In our second winter selection of reviews and essays, Books & Ideas takes a look back at a few important articles published over the last year on the current developments and trends affecting public spaces for expression and debate : from the traditional media to the world wide web, these different spaces are all under pressure from ongoing changes. Rules and practices are evolving, as the traditional public space is being radically enlarged.
In The Internet and its Democratic Virtues, Books & Ideas, 8 November 2012, Dominique Cardon describes six democratic virtues of the internet in its current state : a presumed equality, liberated subjectivities, a bottom-up connection between public and online content, the strength of weak cooperation, self-organization and ex-post legitimacy.
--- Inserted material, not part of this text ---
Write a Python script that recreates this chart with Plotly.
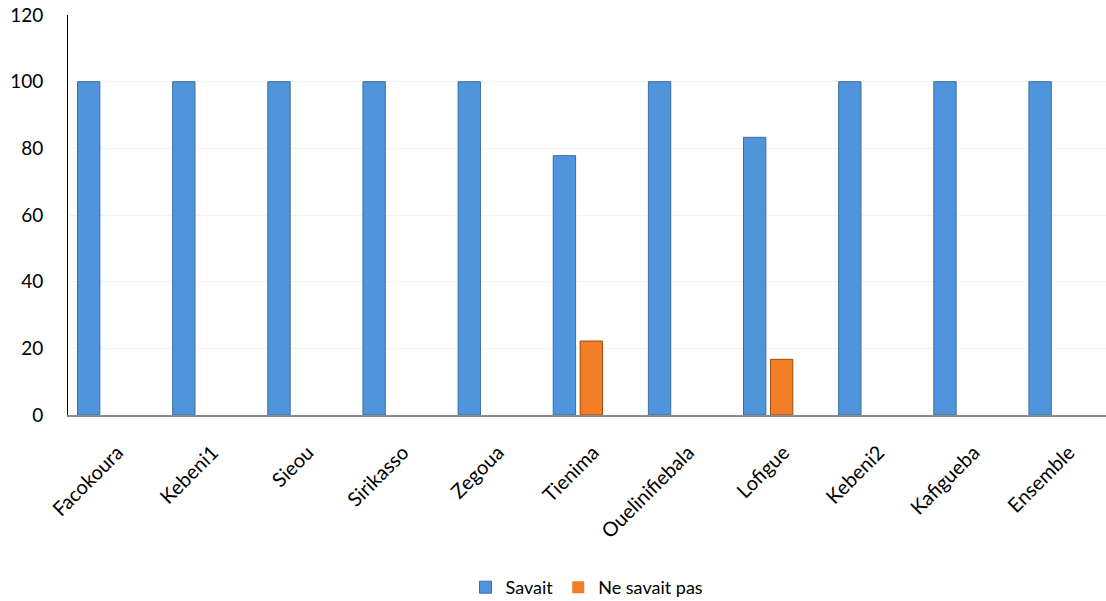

In the video interview Open Data as a Key to Citizen Empowerment, Books & Ideas, 20 January 2012, the same Dominique Cardon analyses the Open Data movement, its key values, and its role in defining the conditions of accountability towards voters and citizens for governments and institutions.
In The Media Revolution and Public Debate, Books & Ideas, 3 January 2012, Charles Girard examines the renewal of professional journalism and its impact on democratic debate, reassessing the political and democratic role of the press in the context of the decline of traditional newspapers and of the emergence of new media and new practices.
In Egyptian Journalists and Power, Books & Ideas, 12 January 2012, Enrique Klaus draws up a long history of connection between the Egyptian press and power since the 1952 revolution, providing a counter-example for connections sometimes made too easily between press and democracy, and questions the possibility for more recent models of journalism and expression to find a voice under the new regime.
Lastly, in « Hacker » Journalism - A new utopia for the press ?, Books & Ideas, 14 October 2011, Sylvain Parasie examines the role of the online press and of a new generation of « hacker » journalists in finding new ways of positioning journalism in relation both to authorities and to the public.